Environmental Anthropology

Faculty are conducting research in a variety of contexts, including study of disaster impacts (specifically the 2004 Indian Ocean tsunami: Michele Gamburd); using archaeological, paleoenvironmental, and contemporary records to inform modern resource management decisions and goals (Shelby Anderson, Virginia Butler, Natalie Vasey); political ecology, ethnoecology, and environmental justice of land use, conservation, and sustainability regimes; perceptions and cultural constructions of environment, space, and place; the status of primates as endangered species (Vasey); and the evolution of anthropogenic landscapes and faunal assemblages during the Quaternary (Butler, Vasey).

Our research relies on evolutionary ecology models and quantitative methods as well as traditional knowledge in addressing human-environmental relationships.
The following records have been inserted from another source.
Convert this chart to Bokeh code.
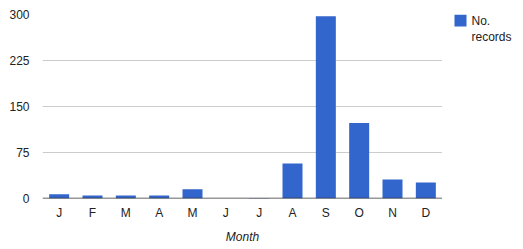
from bokeh.plotting import figure
from bokeh.models import Range1d, FixedTicker
from bokeh.layouts import row
from bokeh.core.properties import value
from bokeh.embed import file_html
from bokeh.resources import INLINE

months = ["J", "F", "M", "A", "M", "J", "J", "A", "S", "O", "N", "D"]
records = [7, 5, 5, 5, 15, 0, 1, 57, 297, 123, 31, 26]
y_ticks = [0, 75, 150, 225, 300]
series_name = "No.\nrecords"
x_title = "Month"

FONT = "Liberation Sans"
TXT = "#222222"
BAR = "#3366cc"

xs = list(range(1, len(months) + 1))

p = figure(width=442, height=249, output_backend="svg", toolbar_location=None,
           x_range=Range1d(0.5, len(months) + 0.5), y_range=Range1d(0, 300),
           min_border_left=42, min_border_right=0, min_border_top=14, min_border_bottom=51)
p.outline_line_color = None
p.background_fill_color = "white"
p.border_fill_color = "white"

r = p.vbar(x=xs, top=records, width=0.6, bottom=0, fill_color=BAR, line_color=None)
p.line(x=[0.5, len(months) + 0.5], y=[0, 0], line_color="#333333", line_width=1.5)

p.xgrid.grid_line_color = None
p.ygrid.grid_line_color = "#cccccc"
p.ygrid.ticker = FixedTicker(ticks=y_ticks)

p.yaxis.ticker = FixedTicker(ticks=y_ticks)
p.yaxis.axis_line_color = None
p.yaxis.major_tick_line_color = None
p.yaxis.minor_tick_line_color = None
p.yaxis.major_tick_out = 0
p.yaxis.major_label_standoff = 13
p.yaxis.major_label_text_font = FONT
p.yaxis.major_label_text_font_size = "12px"
p.yaxis.major_label_text_color = TXT

p.xaxis.ticker = FixedTicker(ticks=xs)
p.xaxis.major_label_overrides = {x: m for x, m in zip(xs, months)}
p.xaxis.axis_line_color = None
p.xaxis.major_tick_line_color = None
p.xaxis.minor_tick_line_color = None
p.xaxis.major_tick_out = 0
p.xaxis.major_label_standoff = 7
p.xaxis.major_label_text_font = FONT
p.xaxis.major_label_text_font_size = "12px"
p.xaxis.major_label_text_color = TXT
p.xaxis.axis_label = x_title
p.xaxis.axis_label_text_font = FONT
p.xaxis.axis_label_text_font_size = "12px"
p.xaxis.axis_label_text_font_style = "italic"
p.xaxis.axis_label_text_color = TXT
p.xaxis.axis_label_standoff = 7

# legend panel: its frame is aligned with the main frame (page y 14..198),
# so use page-pixel coordinates with y pointing down
lg = figure(width=81, height=249, output_backend="svg", toolbar_location=None,
            title=None, x_axis_location=None, y_axis_location=None,
            x_range=Range1d(0, 81), y_range=Range1d(198, 14),
            min_border=0, min_border_left=0, min_border_right=0,
            min_border_top=14, min_border_bottom=51)
lg.grid.visible = False
lg.outline_line_color = None
lg.border_fill_color = "white"
lines = series_name.split("\n")
lg.quad(left=[12], right=[24], top=[14], bottom=[26], fill_color=BAR, line_color=None)
lg.text(x=[29] * len(lines), y=[20.5 + 15.5 * i for i in range(len(lines))], text=lines,
        text_font=value(FONT), text_font_size="12px", text_color=TXT,
        text_baseline="middle", text_align="left")

layout = row(p, lg)
open("out.html", "w").write(file_html(layout, INLINE))
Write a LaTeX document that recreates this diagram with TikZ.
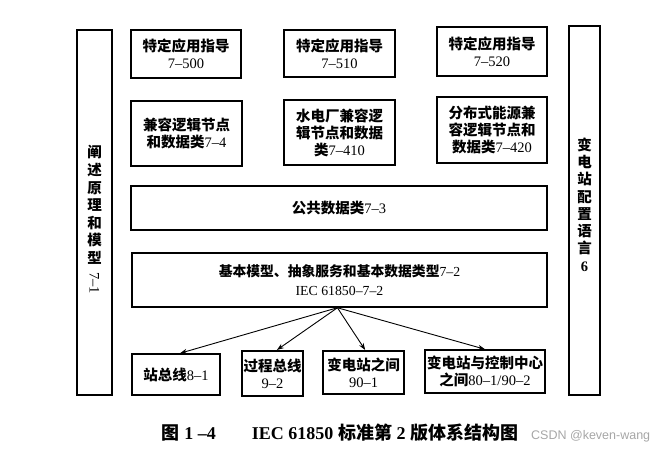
\documentclass[tikz,border=0pt]{standalone}
\usepackage{fontspec}
\setmainfont{Liberation Serif}
\newfontfamily\cjkfont{Noto Sans CJK SC}
\newfontfamily\wmfont{Liberation Sans}
\newcommand\zh[1]{{\cjkfont\bfseries #1}}
\usetikzlibrary{arrows.meta,calc}
\begin{document}
\begin{tikzpicture}[x=1pt,y=-1pt,
  box/.style={draw,line width=1.5pt,inner sep=0pt,align=center,
    font=\fontsize{14.5}{17}\selectfont},
  thickbox/.style={box,line width=2.1pt},
  panel/.style={draw,line width=1.5pt,inner sep=0pt},
  vtext/.style={inner sep=0pt,align=center,font=\fontsize{14.5}{17.6}\selectfont},
  arr/.style={line width=0.9pt,-{Stealth[length=7pt,width=5pt]}}]
\useasboundingbox (0,0) rectangle (656,450);
% side panels
\node[panel,minimum width=35,minimum height=365] (lp) at (94.5,212.5) {};
\node[panel,minimum width=31,minimum height=369] (rp) at (584.5,210.5) {};
\node[vtext] (lpt) at (94.5,205) {\zh{阐}\\\zh{述}\\\zh{原}\\\zh{理}\\\zh{和}\\\zh{模}\\\zh{型}};
\node[inner sep=0pt,rotate=-90,font=\fontsize{14.5}{16}\selectfont] (lpn) at (94.5,283) {7–1};
\node[vtext,font=\fontsize{14.5}{17.2}\selectfont] (rpt) at (584.5,196.5) {\zh{变}\\\zh{电}\\\zh{站}\\\zh{配}\\\zh{置}\\\zh{语}\\\zh{言}};
\node[inner sep=0pt,font=\bfseries\fontsize{14.5}{16}\selectfont] (rpn) at (584.5,267) {6};
% row 1
\node[box,minimum width=110,minimum height=48] (r1a) at (186,54) {\zh{特定应用指导}\\7–500};
\node[box,minimum width=111,minimum height=47] (r1b) at (339.5,53.5) {\zh{特定应用指导}\\7–510};
\node[box,minimum width=110,minimum height=49] (r1c) at (492,51.5) {\zh{特定应用指导}\\7–520};
% row 2
\node[box,minimum width=111,minimum height=65] (r2a) at (186.5,133.5) {\zh{兼容逻辑节点}\\\zh{和数据类}7–4};
\node[box,minimum width=111,minimum height=65] (r2b) at (339.5,132.5) {\zh{水电厂兼容逻}\\\zh{辑节点和数据}\\\zh{类}7–410};
\node[box,minimum width=110,minimum height=66] (r2c) at (492,130) {\zh{分布式能源兼}\\\zh{容逻辑节点和}\\\zh{数据类}7–420};
% common data class
\node[box,minimum width=416,minimum height=44] (cdc) at (339,208) {\zh{公共数据类}7–3};
% model
\node[box,minimum width=415,minimum height=54,font=\fontsize{13.8}{19}\selectfont] (mdl) at (339.5,280) {\zh{基本模型、抽象服务和基本数据类型}7–2\\IEC 61850–7–2};
% bottom row
\node[box,minimum width=88,minimum height=41] (b1) at (176,374.5) {\zh{站总线}8–1};
\node[thickbox,minimum width=61,minimum height=45] (b2) at (272.5,373.5) {\zh{过程总线}\\9–2};
\node[thickbox,minimum width=81,minimum height=43] (b3) at (363.5,372.5) {\zh{变电站之间}\\90–1};
\node[box,minimum width=120,minimum height=43] (b4) at (485,371.5) {\zh{变电站与控制中心}\\\zh{之间}80–1/90–2};
% arrows
\coordinate (src) at ($(mdl.south west)!0.495!(mdl.south east)$);
\coordinate (t1) at ($(b1.north west)!0.545!(b1.north east)$);
\coordinate (t2) at ($(b2.north west)!0.57!(b2.north east)$);
\coordinate (t3) at ($(b3.north west)!0.52!(b3.north east)$);
\coordinate (t4) at ($(b4.north west)!0.5!(b4.north east)$);
\draw[arr] (src) -- (t1);
\draw[arr] (src) -- (t2);
\draw[arr] (src) -- (t3);
\draw[arr] (src) -- (t4);
% caption
\node[inner sep=0pt,font=\bfseries\fontsize{18}{20}\selectfont] (cap) at (340,433) {\zh{图} 1 –4\qquad IEC 61850 \zh{标准第} 2 \zh{版体系结构图}};
\node[inner sep=0pt,anchor=west,text=black!35,font=\wmfont\fontsize{12.5}{14}\selectfont] (wm) at (531,436) {CSDN @keven-wang};
\end{tikzpicture}
\end{document}
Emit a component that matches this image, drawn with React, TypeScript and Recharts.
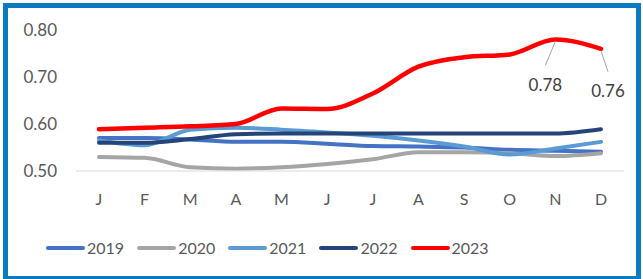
import React from 'react';
import { LineChart, Line, XAxis, YAxis, Legend, LabelList } from 'recharts';

const months = ['J', 'F', 'M', 'A', 'M', 'J', 'J', 'A', 'S', 'O', 'N', 'D'];
const y2019 = [0.57, 0.57, 0.567, 0.562, 0.562, 0.558, 0.553, 0.552, 0.55, 0.545, 0.543, 0.541];
const y2020 = [0.53, 0.528, 0.508, 0.505, 0.508, 0.515, 0.525, 0.54, 0.54, 0.538, 0.532, 0.538];
const y2021 = [0.565, 0.555, 0.588, 0.592, 0.588, 0.582, 0.575, 0.565, 0.552, 0.535, 0.548, 0.562];
const y2022 = [0.56, 0.56, 0.568, 0.578, 0.58, 0.58, 0.58, 0.58, 0.58, 0.58, 0.58, 0.589];
const y2023 = [0.589, 0.592, 0.595, 0.6, 0.633, 0.632, 0.665, 0.722, 0.742, 0.748, 0.78, 0.76];
const yTicks = [0.5, 0.6, 0.7, 0.8];

const series = [
  { key: 'y2019', name: '2019', color: '#4472C4' },
  { key: 'y2020', name: '2020', color: '#A5A5A5' },
  { key: 'y2021', name: '2021', color: '#5B9BD5' },
  { key: 'y2022', name: '2022', color: '#264478' },
  { key: 'y2023', name: '2023', color: '#FF0000' },
];

const data = months.map((m, i) => ({
  month: m,
  y2019: y2019[i],
  y2020: y2020[i],
  y2021: y2021[i],
  y2022: y2022[i],
  y2023: y2023[i],
}));

const FONT = 'Lato, "Open Sans", sans-serif';

// labels only on the last two red points, with a short leader line
const RedLabel = (props: any) => {
  const { x, y, value, index } = props;
  if (index < 10) return null;
  const dx = index === 10 ? -10 : 7;
  const dy = index === 10 ? 45 : 42;
  return (
    <g>
      <line x1={x} y1={y + 2} x2={x + dx} y2={y + dy - 19} stroke="#A6A6A6" strokeWidth={1} />
      <text
        x={x + dx}
        y={y + dy}
        textAnchor="middle"
        dominantBaseline="central"
        fontSize={17}
        fill="#404040"
        fontFamily={FONT}
      >
        {Number(value).toFixed(2)}
      </text>
    </g>
  );
};

const renderLegend = () => (
  <div style={{ display: 'flex', alignItems: 'center', paddingLeft: 46, fontFamily: FONT }}>
    {series.map((s) => (
      <div key={s.key} style={{ display: 'flex', alignItems: 'center', marginRight: 13 }}>
        <span
          style={{
            display: 'inline-block',
            width: 39,
            height: 4,
            borderRadius: 2,
            background: s.color,
            marginRight: 2,
          }}
        />
        <span style={{ fontSize: 16, color: '#595959' }}>{s.name}</span>
      </div>
    ))}
  </div>
);

export default function App() {
  return (
    <div style={{ position: 'fixed', left: 0, top: 0, width: 643, height: 279, background: '#fff' }}>
      <LineChart
        width={643}
        height={279}
        data={data}
        margin={{ top: 30, right: 19, left: 0, bottom: 78 }}
      >
        <XAxis
          dataKey="month"
          axisLine={{ stroke: '#D9D9D9', strokeWidth: 1 }}
          tickLine={false}
          height={30}
          interval={0}
          padding={{ left: 23, right: 23 }}
          tickMargin={17}
          tick={{ fontSize: 16, fill: '#595959', fontFamily: FONT }}
        />
        <YAxis
          domain={[0.5, 0.8]}
          ticks={yTicks}
          width={76}
          axisLine={false}
          tickLine={false}
          tickMargin={13}
          tickFormatter={(v: number) => v.toFixed(2)}
          tick={{ fontSize: 17, fill: '#595959', fontFamily: FONT }}
        />
        <Legend
          layout="horizontal"
          verticalAlign="middle"
          align="center"
          content={renderLegend}
          wrapperStyle={{ top: 238, left: 0, width: 643 }}
        />
        {series.map((s) => (
          <Line
            key={s.key}
            type="monotone"
            dataKey={s.key}
            name={s.name}
            stroke={s.color}
            strokeWidth={s.key === 'y2023' ? 4.5 : 4}
            strokeLinecap="round"
            dot={false}
            activeDot={false}
            isAnimationActive={false}
          >
            {s.key === 'y2023' && <LabelList dataKey={s.key} content={RedLabel} />}
          </Line>
        ))}
      </LineChart>
      <div
        style={{
          position: 'absolute',
          left: 3,
          top: 3,
          width: 638,
          height: 278,
          border: '5px solid #0A7BC1',
          boxSizing: 'border-box',
          pointerEvents: 'none',
        }}
      />
    </div>
  );
}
Our work takes us to Sri Lanka, Madagascar, the Great Basin, the Pacific Northwest (including coastal Alaska, British Columbia, Washington, Oregon, and the interior Plateau), and the Arctic.

Faculty and students draw heavily on research, field, and classroom experience from other departments on campus including Geography and Geology (for GIS, climatology, dendrochronology, geomorphology, human-environmental relationships), and Biology (vertebrate zoology, evolutionary ecology, conservation biology).